The Pains Of Being A Feminist

Posted by Mita Biswas in Feminism
July 16, 2017

Self-Published

Some think being a feminist is just so easy, others disdain the concept of being so. But those who follow the path of equality directly or indirectly are feminists. They have tolerated a great deal of stress in order to stick to what they believe. It is a fact that feminism is not a panacea for inequality but it is a feeling that makes us greater and better.

Rousseau once said, “The mutual duties of the two sexes are not, and cannot be, equally binding on both. Women do wrong to complain of the inequality of man-made laws; this inequality is not of man’s making, or at any rate, it is not the result of mere prejudice, but of reason.” Candidly speaking I don’t find any reason to say so. Many would, of course, think this statement right as they possess the same values within the heart. People who do not believe in feminism think there is no need of it. Certainly, they would argue and defend themselves saying ‘it creates more inequality than equality’. We all know their clarifications (man hater).

But for those who follow the very notion of equality in their heart and have to endure excruciating mental agony every single second, I just want to put one question – why in the first place our society needed feminism? If everything were normal; oppressed women, child marriage, subjugate women, everything; then I don’t know who needs the doctor.

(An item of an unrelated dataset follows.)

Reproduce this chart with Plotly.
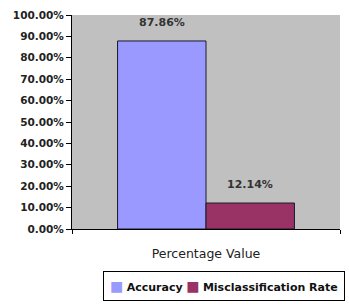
import plotly.graph_objects as go

categories = ["Percentage Value"]
series_names = ["Accuracy", "Misclassification Rate"]
values = [87.86, 12.14]
colors = ["#9999FF", "#993366"]
tick_vals = [0, 10, 20, 30, 40, 50, 60, 70, 80, 90, 100]
tick_text = ["%.2f%%" % v for v in tick_vals]

FONT = "DejaVu Sans"

fig = go.Figure()
for name, v, c in zip(series_names, values, colors):
    fig.add_trace(go.Bar(
        x=categories, y=[v], name=name,
        marker=dict(color=c, line=dict(color="#1a1a2a", width=1)),
        showlegend=False,
    ))

# data labels
offsets = [-44, 44]
for v, dx in zip(values, offsets):
    fig.add_annotation(
        x=categories[0], y=v, xref="x", yref="y",
        text="<b>%.2f%%</b>" % v, showarrow=False,
        xshift=dx, yanchor="bottom", yshift=10,
        font=dict(family=FONT, size=11, color="#333333"),
    )

plot_w = 349 - 72 - 9
plot_h = 308 - 13 - 79

# legend box
legend_parts = []
for name, c in zip(series_names, colors):
    legend_parts.append("<span style='color:%s;font-size:14px'>■</span> <b>%s</b>" % (c, name))
fig.add_annotation(
    x=(224 - 72) / plot_w, y=(308 - 79 - 287) / plot_h,
    xref="paper", yref="paper", xanchor="center", yanchor="middle",
    text=" ".join(legend_parts), showarrow=False,
    font=dict(family=FONT, size=11, color="#111111"),
    bordercolor="black", borderwidth=1, borderpad=6,
    bgcolor="white",
)

fig.update_layout(
    width=349, height=308,
    margin=dict(l=72, r=9, t=13, b=79),
    paper_bgcolor="white", plot_bgcolor="#C0C0C0",
    barmode="group", bargap=0.34, bargroupgap=0,
    font=dict(family=FONT, size=11, color="#222222"),
    showlegend=False,
)

fig.update_xaxes(
    showline=True, linecolor="black", linewidth=1,
    ticks="outside", tickson="boundaries", ticklen=4, tickcolor="black",
    showticklabels=False,
    title=dict(text="Percentage Value", font=dict(family=FONT, size=12.5, color="#222222"), standoff=20),
)
fig.update_yaxes(
    range=[0, 100], tickvals=tick_vals, ticktext=tick_text,
    showline=True, linecolor="black", linewidth=1,
    ticks="outside", ticklen=5, tickcolor="black",
    showgrid=False, zeroline=False,
    tickfont=dict(family=FONT, size=10.5, color="#222222", weight="bold"),
)

fig.write_html("out.html")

In my childhood, I did not care about these things. How would I? All these were normal. Girls have to get back home before evening wherever I go, unlike boys. It is not that I was deprived of education. I got everything my parents could afford. Unquestionably, education is a thing, the very first step, but it is not everything. I faced discrimination the day my father scolded me for playing volleyball with boys (after some ultra-concerned, curious aunt told him so). And the list does not end here.

Why Is It Painful?

I wonder if the term ‘feminist’ stinks because there are many who are not ready to call themselves as feminists. Oh my god! What would other people think? Secretly, they expect others to fight for her.

Secondly, if you are a feminist you probably could not bear the everyday discrimination; yes every day, everywhere. You would speak up. You would every time. People would think you a freak. They would be surprised at your oddity. Those who know you would say, “Now you will give lectures on feminism,” or some would say, “Okay, here comes our feminist.” No, not out of respect but that is the deadliest weapon they would use anytime.

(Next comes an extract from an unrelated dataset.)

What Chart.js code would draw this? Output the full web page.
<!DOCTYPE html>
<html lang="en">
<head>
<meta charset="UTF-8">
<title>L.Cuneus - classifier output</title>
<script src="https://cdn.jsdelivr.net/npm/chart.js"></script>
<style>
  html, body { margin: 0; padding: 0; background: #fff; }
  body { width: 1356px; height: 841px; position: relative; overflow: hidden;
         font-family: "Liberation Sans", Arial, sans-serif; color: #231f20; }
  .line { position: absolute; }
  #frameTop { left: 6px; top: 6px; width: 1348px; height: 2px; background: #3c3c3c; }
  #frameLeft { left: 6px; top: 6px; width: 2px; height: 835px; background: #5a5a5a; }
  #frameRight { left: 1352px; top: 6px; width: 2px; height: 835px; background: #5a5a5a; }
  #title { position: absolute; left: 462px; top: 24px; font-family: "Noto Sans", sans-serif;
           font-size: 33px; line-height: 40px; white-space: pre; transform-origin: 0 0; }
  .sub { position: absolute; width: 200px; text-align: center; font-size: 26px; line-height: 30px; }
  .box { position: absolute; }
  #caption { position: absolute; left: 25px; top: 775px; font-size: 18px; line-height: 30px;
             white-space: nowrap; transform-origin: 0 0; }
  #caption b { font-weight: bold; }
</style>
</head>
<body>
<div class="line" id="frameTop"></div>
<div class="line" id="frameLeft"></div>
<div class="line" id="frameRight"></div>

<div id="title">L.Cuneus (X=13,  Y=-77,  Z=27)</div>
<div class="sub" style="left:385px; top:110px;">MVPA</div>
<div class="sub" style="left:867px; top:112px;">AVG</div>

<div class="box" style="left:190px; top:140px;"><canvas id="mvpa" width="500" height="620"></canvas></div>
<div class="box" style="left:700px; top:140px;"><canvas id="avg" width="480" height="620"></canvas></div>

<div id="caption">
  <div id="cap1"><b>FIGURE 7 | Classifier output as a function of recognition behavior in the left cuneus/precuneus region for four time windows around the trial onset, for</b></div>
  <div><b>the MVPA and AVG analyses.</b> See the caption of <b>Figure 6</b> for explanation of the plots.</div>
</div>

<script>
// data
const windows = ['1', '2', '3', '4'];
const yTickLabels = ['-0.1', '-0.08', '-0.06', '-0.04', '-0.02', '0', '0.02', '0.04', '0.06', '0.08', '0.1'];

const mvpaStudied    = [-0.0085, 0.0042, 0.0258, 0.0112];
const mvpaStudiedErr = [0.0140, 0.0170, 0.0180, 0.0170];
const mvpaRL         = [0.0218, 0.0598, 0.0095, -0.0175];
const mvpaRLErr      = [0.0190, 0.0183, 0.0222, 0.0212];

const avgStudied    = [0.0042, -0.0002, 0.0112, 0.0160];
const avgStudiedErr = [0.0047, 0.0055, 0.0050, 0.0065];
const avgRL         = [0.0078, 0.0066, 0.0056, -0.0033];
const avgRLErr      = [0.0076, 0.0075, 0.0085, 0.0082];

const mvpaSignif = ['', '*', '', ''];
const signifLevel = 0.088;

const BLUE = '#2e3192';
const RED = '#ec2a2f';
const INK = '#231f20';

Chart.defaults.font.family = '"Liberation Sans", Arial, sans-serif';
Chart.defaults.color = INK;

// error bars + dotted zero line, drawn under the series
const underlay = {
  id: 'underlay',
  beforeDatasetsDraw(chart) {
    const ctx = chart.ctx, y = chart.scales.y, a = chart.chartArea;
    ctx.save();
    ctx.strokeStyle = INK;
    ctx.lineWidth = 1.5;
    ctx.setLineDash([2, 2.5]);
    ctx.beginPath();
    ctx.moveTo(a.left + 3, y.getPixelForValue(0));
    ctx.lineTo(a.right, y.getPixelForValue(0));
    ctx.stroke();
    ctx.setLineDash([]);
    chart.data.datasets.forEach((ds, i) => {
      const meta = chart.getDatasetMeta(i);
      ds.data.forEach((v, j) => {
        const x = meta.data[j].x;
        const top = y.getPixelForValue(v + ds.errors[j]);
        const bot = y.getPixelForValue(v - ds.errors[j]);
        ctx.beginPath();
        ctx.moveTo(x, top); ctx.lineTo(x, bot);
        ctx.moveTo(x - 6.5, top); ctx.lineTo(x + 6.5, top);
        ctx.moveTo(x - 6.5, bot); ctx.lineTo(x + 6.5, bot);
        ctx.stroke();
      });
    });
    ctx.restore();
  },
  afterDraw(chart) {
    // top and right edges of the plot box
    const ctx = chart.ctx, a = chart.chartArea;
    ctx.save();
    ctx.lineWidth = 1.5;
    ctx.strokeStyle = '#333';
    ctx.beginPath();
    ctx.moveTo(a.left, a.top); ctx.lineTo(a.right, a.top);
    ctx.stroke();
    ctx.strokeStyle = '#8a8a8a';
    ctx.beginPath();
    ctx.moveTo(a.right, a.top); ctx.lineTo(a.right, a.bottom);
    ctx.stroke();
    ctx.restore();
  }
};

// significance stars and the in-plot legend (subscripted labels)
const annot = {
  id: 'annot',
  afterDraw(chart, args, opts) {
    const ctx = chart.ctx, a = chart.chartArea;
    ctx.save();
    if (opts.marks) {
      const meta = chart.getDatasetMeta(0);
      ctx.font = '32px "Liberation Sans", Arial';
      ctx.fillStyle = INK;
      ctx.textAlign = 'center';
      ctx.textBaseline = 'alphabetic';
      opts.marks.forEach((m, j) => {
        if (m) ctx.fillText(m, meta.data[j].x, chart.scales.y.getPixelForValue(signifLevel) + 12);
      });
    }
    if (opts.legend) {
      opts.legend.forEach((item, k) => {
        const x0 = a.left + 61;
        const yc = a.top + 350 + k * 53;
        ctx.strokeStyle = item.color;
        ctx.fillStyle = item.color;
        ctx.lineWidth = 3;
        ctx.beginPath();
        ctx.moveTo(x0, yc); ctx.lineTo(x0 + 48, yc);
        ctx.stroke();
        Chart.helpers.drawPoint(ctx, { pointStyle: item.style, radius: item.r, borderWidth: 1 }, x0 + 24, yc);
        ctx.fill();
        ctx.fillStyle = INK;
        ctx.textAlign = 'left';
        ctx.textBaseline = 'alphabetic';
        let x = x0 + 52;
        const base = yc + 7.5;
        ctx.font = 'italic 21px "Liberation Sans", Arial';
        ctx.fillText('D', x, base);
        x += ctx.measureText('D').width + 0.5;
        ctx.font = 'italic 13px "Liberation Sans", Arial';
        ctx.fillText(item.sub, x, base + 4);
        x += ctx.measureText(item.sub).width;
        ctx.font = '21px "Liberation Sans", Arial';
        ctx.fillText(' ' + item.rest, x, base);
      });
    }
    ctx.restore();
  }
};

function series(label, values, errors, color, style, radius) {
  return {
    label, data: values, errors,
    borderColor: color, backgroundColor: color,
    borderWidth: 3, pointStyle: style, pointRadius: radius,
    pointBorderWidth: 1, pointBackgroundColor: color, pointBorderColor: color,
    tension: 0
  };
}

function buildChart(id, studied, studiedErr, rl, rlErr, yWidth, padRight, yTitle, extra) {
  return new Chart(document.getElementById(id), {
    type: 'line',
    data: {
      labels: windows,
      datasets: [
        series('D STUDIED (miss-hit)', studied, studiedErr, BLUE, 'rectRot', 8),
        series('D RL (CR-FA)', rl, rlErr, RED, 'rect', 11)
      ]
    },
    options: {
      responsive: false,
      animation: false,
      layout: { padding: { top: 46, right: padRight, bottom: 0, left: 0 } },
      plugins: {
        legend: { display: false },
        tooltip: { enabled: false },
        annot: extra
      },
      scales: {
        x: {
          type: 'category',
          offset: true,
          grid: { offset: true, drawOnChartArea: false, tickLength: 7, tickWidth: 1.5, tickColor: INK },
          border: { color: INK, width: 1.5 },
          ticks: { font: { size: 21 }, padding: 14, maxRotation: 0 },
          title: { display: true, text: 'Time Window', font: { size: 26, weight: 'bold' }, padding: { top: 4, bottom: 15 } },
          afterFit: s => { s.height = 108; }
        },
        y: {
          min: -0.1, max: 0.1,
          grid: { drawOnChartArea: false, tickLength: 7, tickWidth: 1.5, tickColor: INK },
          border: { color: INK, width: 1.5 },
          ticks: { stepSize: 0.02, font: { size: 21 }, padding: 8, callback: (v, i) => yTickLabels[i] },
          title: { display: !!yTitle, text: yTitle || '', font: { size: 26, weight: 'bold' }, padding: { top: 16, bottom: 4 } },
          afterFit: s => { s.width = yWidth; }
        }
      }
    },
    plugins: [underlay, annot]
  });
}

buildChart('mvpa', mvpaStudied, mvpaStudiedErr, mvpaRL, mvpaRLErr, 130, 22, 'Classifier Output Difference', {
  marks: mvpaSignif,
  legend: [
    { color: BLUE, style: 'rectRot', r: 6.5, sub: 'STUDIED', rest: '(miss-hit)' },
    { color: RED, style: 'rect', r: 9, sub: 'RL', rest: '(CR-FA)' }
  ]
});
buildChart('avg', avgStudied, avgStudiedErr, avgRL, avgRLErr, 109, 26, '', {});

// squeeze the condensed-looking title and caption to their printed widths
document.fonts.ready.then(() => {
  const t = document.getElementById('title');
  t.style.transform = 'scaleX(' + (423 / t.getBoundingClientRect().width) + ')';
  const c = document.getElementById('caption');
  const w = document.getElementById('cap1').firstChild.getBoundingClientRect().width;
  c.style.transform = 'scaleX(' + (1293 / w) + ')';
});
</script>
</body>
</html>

If you whimper about something you will listen, ‘Ah! women always complaining’ or ‘Why are you complaining of bus seats? Are not you equal to men? If men can go like this, why don’t you?’ and then will utter the same dialogue, ‘And you people want to become equal!’

It is a fact that a true victim of domestic violence seldom files any cases against the convict. That is not a proof that these things do not happen. While discussing the case of domestic violence you will always come by one example where a women’s false claim under article 498 destroyed her in laws. That might be the case somewhere but it is not the rule. They would question your sentiment towards the in-laws family, but they would never have the audacity to raise the question why in the first place we are needed such law.

I rarely wear saris at my workplace. Listening to that, some of my close relatives stared at me like i was an alien. The age old perception is that a teacher looks good in a sari (they actually mean sanskari). When I told them that I am learning to riding a bike (not scooter), the response I got was, ‘Why do you need to learn bike? You are a girl’. Some said that out loud, while others gave me a ‘look’. Yes, I cannot describe it but it was definitely not a positive one. ‘She is going to meet with an accident for sure’.

Scrolling across Facebook wall you would come across a lot of cheesy jokes about women; how ugly they are without makeup; how they make the life unbearable of their better halves; their fetish for shopping (as if men don’t want to look good). Girls are even judged for being too girly and for not rightly naming superhero movies. Any normal person would laugh at these jokes, ‘They are just jokes yaar, why are you taking it seriously?’

But I am not normal, I am an anomaly.

Every day we encounter these kinds of tongues, gazes, expressions which try to indicate that whatever you do, you are basically a woman. You are saying this because you are a woman that’s a very familiar sentence I hear often. To which I would like to say in the words of Simone De Beauvoir, ‘I am saying this because it’s true’.